Mistakes that can hurt you right before underwriting
Some credit advice online is too broad for mortgage timing. Paying off all debt is not always the best move if it drains reserves needed for closing. Reserves matter, especially on second homes, investment properties, jumbo loans, and some non-QM loans. Self-employed buyers and DSCR investors often need a more tailored approach because liquidity is part of the file strength.
Another mistake is filing disputes right before a loan application. Disputed accounts can create underwriting problems because lenders may need the disputes removed before final approval. The same caution applies to co-signing for someone else, financing furniture before closing, or moving money around without clear documentation.

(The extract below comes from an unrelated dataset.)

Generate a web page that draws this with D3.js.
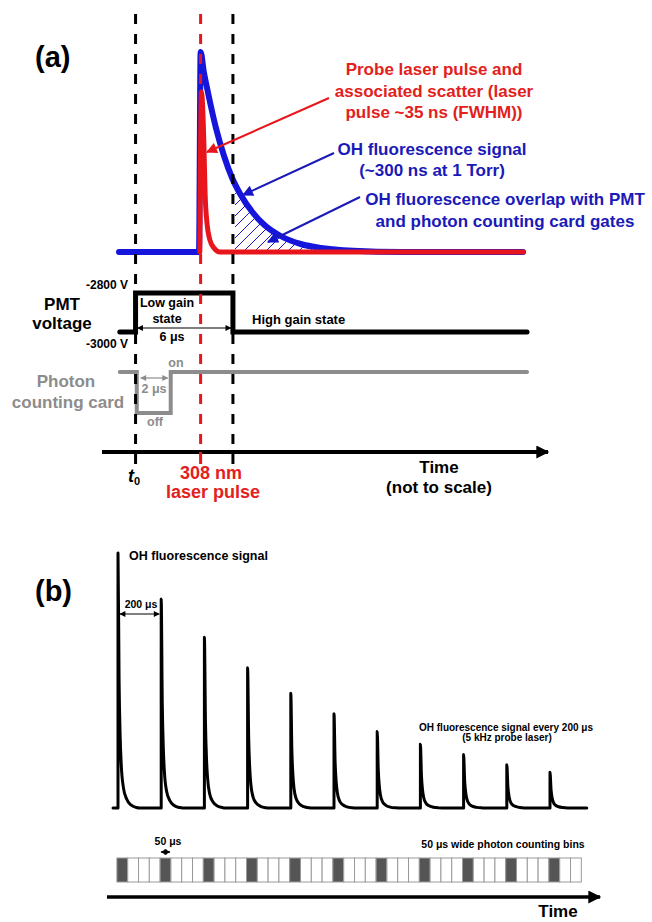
<!DOCTYPE html>
<html>
<head>
<meta charset="utf-8">
<script src="https://d3js.org/d3.v7.min.js"></script>
<style>
  body { margin: 0; background: #fff; }
  svg text { font-family: "Liberation Sans", Arial, sans-serif; font-weight: bold; }
</style>
</head>
<body>
<script>
// ---------- panel (a): timing scheme (time axis not to scale) ----------
var markerTimes = [4.1, 20.2, 28.2];          // t0, 308 nm laser pulse, end of PMT low gain gate
// OH fluorescence (blue) and laser scatter (red), normalised amplitude
var blueCurve = [[0, 0], [19.8, 0], [20.2, 1], [21, 0.9], [22, 0.8], [24, 0.62], [26, 0.48],
                 [28, 0.37], [30, 0.29], [33, 0.2], [36, 0.135], [40, 0.08], [45, 0.04],
                 [50, 0.02], [58, 0.006], [70, 0], [100, 0]];
var redCurve = [[20.0, 0], [20.4, 0.8], [21.0, 0.55], [21.3, 0.3], [21.8, 0.14],
                [22.5, 0.06], [23.5, 0.02], [25, 0], [100, 0]];
// PMT voltage steps
var pmtTimes = [0.2, 4.1, 28.2, 101];
var pmtVolts = [-3000, -2800, -3000, -3000];
// photon counting card gate (1 = on, 0 = off)
var cardTimes = [0.2, 4.4, 12.8, 101];
var cardState = [1, 0, 1, 1];

// ---------- panel (b): 5 kHz pulse train and counting bins ----------
var pulseTimes = [0, 200, 400, 600, 800, 1000, 1200, 1400, 1600, 1800, 2000];   // µs
var pulseHeights = [1, 0.82, 0.67, 0.55, 0.45, 0.37, 0.30, 0.25, 0.21, 0.17, 0.14];
var decayShape = [[0, 1], [5, 0.5], [10, 0.28], [15, 0.17], [25, 0.08], [40, 0.035],
                  [60, 0.012], [85, 0.002], [100, 0]];
var binStart = -5, binWidth = 50, binCount = 43;

var W = 652, H = 922;
var svg = d3.select("body").append("svg").attr("width", W).attr("height", H);
var defs = svg.append("defs");

function marker(id, color, w, h) {
  defs.append("marker").attr("id", id)
      .attr("viewBox", "0 0 10 10").attr("refX", 9).attr("refY", 5)
      .attr("markerUnits", "userSpaceOnUse")
      .attr("markerWidth", w).attr("markerHeight", h)
      .attr("orient", "auto-start-reverse")
    .append("path").attr("d", "M0,0 L10,5 L0,10 z").attr("fill", color);
}
marker("arRed", "#e8161c", 13, 11);
marker("arBlue", "#1616c8", 13, 11);
marker("arAxis", "#000", 14, 13);
marker("arSmall", "#000", 7, 6);
marker("arGray", "#8c8c8c", 7, 6);

var hatch = defs.append("pattern").attr("id", "hatch")
    .attr("patternUnits", "userSpaceOnUse").attr("width", 11).attr("height", 11);
hatch.append("path").attr("d", "M-1,1 l2,-2 M0,11 l11,-11 M10,12 l2,-2")
    .attr("stroke", "#1616c8").attr("stroke-width", 1);

var RED = "#e8161c", REDTXT = "#e3211c", BLUE = "#1515dc", BLUETXT = "#1a1ab8", GRAY = "#8c8c8c";

// ======================= panel (a) =======================
var xA = d3.scaleLinear().domain([0, 100]).range([119, 523]);
var yA = d3.scaleLinear().domain([0, 1]).range([252, 52]);
var yPmt = d3.scaleLinear().domain([-3000, -2800]).range([332, 293]);
var yCard = d3.scaleLinear().domain([0, 1]).range([413, 372]);

svg.append("text").attr("x", 35).attr("y", 67).attr("font-size", 29).text("(a)");

// hatched overlap region
defs.append("clipPath").attr("id", "gateClip").append("rect")
    .attr("x", xA(markerTimes[2]) + 2).attr("y", 0).attr("width", 400).attr("height", 260);
svg.append("path").datum(blueCurve)
    .attr("d", d3.area().x(function(d){ return xA(d[0]); }).y0(yA(0)).y1(function(d){ return yA(d[1]); })
      .curve(d3.curveMonotoneX))
    .attr("fill", "url(#hatch)").attr("clip-path", "url(#gateClip)");

var lineA = d3.line().x(function(d){ return xA(d[0]); }).y(function(d){ return yA(d[1]); })
    .curve(d3.curveMonotoneX);
svg.append("path").datum(blueCurve).attr("d", lineA).attr("fill", "none")
    .attr("stroke", BLUE).attr("stroke-width", 6).attr("stroke-linecap", "round").attr("stroke-linejoin", "round");
svg.append("path").datum(redCurve).attr("d", lineA).attr("fill", "none")
    .attr("stroke", RED).attr("stroke-width", 5).attr("stroke-linecap", "round").attr("stroke-linejoin", "round");

// PMT voltage trace
var pmtData = pmtTimes.map(function(t, i){ return [t, pmtVolts[i]]; });
svg.append("path").datum(pmtData)
    .attr("d", d3.line().x(function(d){ return xA(d[0]); }).y(function(d){ return yPmt(d[1]); }).curve(d3.curveStepAfter))
    .attr("fill", "none").attr("stroke", "#000").attr("stroke-width", 5).attr("stroke-linecap", "round");

// photon counting card trace
var cardData = cardTimes.map(function(t, i){ return [t, cardState[i]]; });
svg.append("path").datum(cardData)
    .attr("d", d3.line().x(function(d){ return xA(d[0]); }).y(function(d){ return yCard(d[1]); }).curve(d3.curveStepAfter))
    .attr("fill", "none").attr("stroke", GRAY).attr("stroke-width", 4).attr("stroke-linecap", "round");

// time axis (a)
var axisYA = 452;
svg.append("line").attr("x1", 102).attr("x2", 548).attr("y1", axisYA).attr("y2", axisYA)
    .attr("stroke", "#000").attr("stroke-width", 4).attr("marker-end", "url(#arAxis)");

// dashed markers + ticks
svg.selectAll(".marker").data(markerTimes).enter().append("line")
    .attr("x1", function(d){ return xA(d); }).attr("x2", function(d){ return xA(d); })
    .attr("y1", 14).attr("y2", axisYA)
    .attr("stroke", function(d, i){ return i === 1 ? RED : "#000"; })
    .attr("stroke-width", 3).attr("stroke-dasharray", "10,10");
svg.selectAll(".tick").data(markerTimes).enter().append("line")
    .attr("x1", function(d){ return xA(d); }).attr("x2", function(d){ return xA(d); })
    .attr("y1", axisYA).attr("y2", 464)
    .attr("stroke", function(d, i){ return i === 1 ? RED : "#000"; }).attr("stroke-width", 3);

// annotation arrows
function arrow(x1, y1, x2, y2, color, id, w) {
  svg.append("line").attr("x1", x1).attr("y1", y1).attr("x2", x2).attr("y2", y2)
     .attr("stroke", color).attr("stroke-width", w).attr("marker-end", "url(#" + id + ")");
}
arrow(329, 98, 207, 152, RED, "arRed", 2);
arrow(334, 153, 243, 195, BLUETXT, "arBlue", 2);
arrow(360, 197, 268, 242, BLUETXT, "arBlue", 2);

function label(x, y, txt, size, color, anchor) {
  return svg.append("text").attr("x", x).attr("y", y).attr("font-size", size)
     .attr("fill", color || "#000").attr("text-anchor", anchor || "middle").text(txt);
}
label(434, 75, "Probe laser pulse and", 17, REDTXT);
label(434, 97, "associated scatter (laser", 17, REDTXT);
label(434, 118, "pulse ~35 ns (FWHM))", 17, REDTXT);
label(432, 155, "OH fluorescence signal", 17, BLUETXT);
label(432, 176, "(~300 ns at 1 Torr)", 17, BLUETXT);
label(505, 205, "OH fluorescence overlap with PMT", 17, BLUETXT);
label(505, 227, "and photon counting card gates", 17, BLUETXT);

label(62, 310, "PMT", 17);
label(62, 329, "voltage", 17);
label(128, 289, "-2800 V", 12, "#000", "end");
label(128, 348, "-3000 V", 12, "#000", "end");
label(167, 307, "Low gain", 12.5);
label(167, 323, "state", 12.5);
label(172, 341, "6 \u03bcs", 12.5);
svg.append("line").attr("x1", xA(markerTimes[0]) + 2).attr("x2", xA(markerTimes[2]) - 2)
   .attr("y1", 328).attr("y2", 328).attr("stroke", "#000").attr("stroke-width", 1.2)
   .attr("marker-start", "url(#arSmall)").attr("marker-end", "url(#arSmall)");
label(252, 324, "High gain state", 13, "#000", "start");

label(66, 387, "Photon", 17, GRAY);
label(68, 408, "counting card", 17, GRAY);
label(176, 367, "on", 12.5, GRAY);
label(155, 426, "off", 12.5, GRAY);
label(154, 393, "2 \u03bcs", 12.5, GRAY);
svg.append("line").attr("x1", xA(cardTimes[1]) + 4).attr("x2", xA(cardTimes[2]) - 3)
   .attr("y1", 378).attr("y2", 378).attr("stroke", GRAY).attr("stroke-width", 1.2)
   .attr("marker-start", "url(#arGray)").attr("marker-end", "url(#arGray)");

var t0 = svg.append("text").attr("x", 128).attr("y", 482).attr("font-size", 18).attr("font-style", "italic");
t0.append("tspan").text("t");
t0.append("tspan").attr("font-size", 11).attr("dy", 3).attr("font-style", "normal").text("0");
label(211, 479, "308 nm", 18, REDTXT);
label(213, 498, "laser pulse", 18, REDTXT);
label(439, 473, "Time", 17);
label(439, 493, "(not to scale)", 17);

// ======================= panel (b) =======================
var xB = d3.scaleLinear().domain([0, 2000]).range([118, 550]);
var yB = d3.scaleLinear().domain([0, 1]).range([808, 553]);

svg.append("text").attr("x", 35).attr("y", 601).attr("font-size", 29).text("(b)");

var trace = [[-23, 0]];
pulseTimes.forEach(function(t, i){
  trace.push([t - 0.01, 0]);
  decayShape.forEach(function(p){ trace.push([t + p[0], pulseHeights[i] * p[1]]); });
});
trace.push([2170, 0]);
svg.append("path").datum(trace)
   .attr("d", d3.line().x(function(d){ return xB(d[0]); }).y(function(d){ return yB(d[1]); }).curve(d3.curveMonotoneX))
   .attr("fill", "none").attr("stroke", "#000").attr("stroke-width", 3)
   .attr("stroke-linejoin", "round").attr("stroke-linecap", "round");

label(129, 560, "OH fluorescence signal", 12.5, "#000", "start");
label(141, 608, "200 \u03bcs", 10.5);
svg.append("line").attr("x1", xB(pulseTimes[0]) + 2).attr("x2", xB(pulseTimes[1]) - 2)
   .attr("y1", 614).attr("y2", 614).attr("stroke", "#000").attr("stroke-width", 1.2)
   .attr("marker-start", "url(#arSmall)").attr("marker-end", "url(#arSmall)");
label(506, 731, "OH fluorescence signal every 200 \u03bcs", 10);
label(507, 741, "(5 kHz probe laser)", 10);

// photon counting bins
var bins = d3.range(binCount).map(function(i){ return binStart + i * binWidth; });
var binTop = 858, binBot = 882;
svg.selectAll(".bin").data(bins).enter().append("rect")
   .attr("x", function(d){ return xB(d); }).attr("y", binTop)
   .attr("width", function(d){ return xB(d + binWidth) - xB(d); }).attr("height", binBot - binTop)
   .attr("fill", function(d, i){ return i % 4 === 0 ? "#555" : "#fff"; })
   .attr("stroke", "#9a9a9a").attr("stroke-width", 1);
label(168, 845, "50 \u03bcs", 10.5);
svg.append("line").attr("x1", xB(200 + binStart) + 1).attr("x2", xB(200 + binStart + binWidth) - 1)
   .attr("y1", 852).attr("y2", 852).attr("stroke", "#000").attr("stroke-width", 1.2)
   .attr("marker-start", "url(#arSmall)").attr("marker-end", "url(#arSmall)");
label(503, 848, "50 \u03bcs wide photon counting bins", 10.5);

svg.append("line").attr("x1", 107).attr("x2", 600).attr("y1", 897).attr("y2", 897)
   .attr("stroke", "#000").attr("stroke-width", 3.5).attr("marker-end", "url(#arAxis)");
label(558, 917, "Time", 17);
</script>
</body>
</html>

Rate shopping also needs to be handled correctly. Mortgage inquiries made within a focused shopping window are generally treated more favorably by scoring models than spread-out applications over many months. The Consumer Financial Protection Bureau explains mortgage shopping and credit inquiries here: https://www.consumerfinance.gov/owning-a-home/explore-rates/
For conventional underwriting standards and borrower guidance, Fannie Mae provides public information here: https://singlefamily.fanniemae.com/ and FHA borrower resources are available here: https://www.hud.gov/buying/loans
When the best move is not a conventional loan
Sometimes improving credit is about fitting the right loan to the full file, not forcing one product. A buyer with a 610 score, strong income, and limited down payment may be better positioned with FHA than conventional. A veteran with eligible service may find the VA loan structure more forgiving on down payment and monthly mortgage insurance considerations. A self-employed borrower with strong deposits but difficult tax returns may need a bank statement or non-QM route instead of waiting for a conventional approval that still does not pencil out.
It depends on your score, debt-to-income ratio, assets, and timeline. Credit matters, but it is only one part of approval.
A practical plan for the next 90 days
If you want to know how to improve credit before buying a house, focus on actions that affect mortgage qualification, not vanity score tactics. Pull reports from all three bureaus, identify any late payments or errors, and pay revolving balances down aggressively. Keep old accounts open, avoid new credit, and do not make large undocumented transfers. Then compare loan options based on your current score band and the score band you could reasonably reach in one or two billing cycles.
For buyers who want an early read without unnecessary credit damage, Richmond Brokers can evaluate scenarios using a soft-pull prequalification so you know whether to apply now, wait 30 days, or shift loan programs. That kind of planning is often worth more than chasing a few random credit points.
A house payment lasts years. Give yourself a few focused months to make the numbers work in your favor, and the purchase can feel a lot more stable from day one.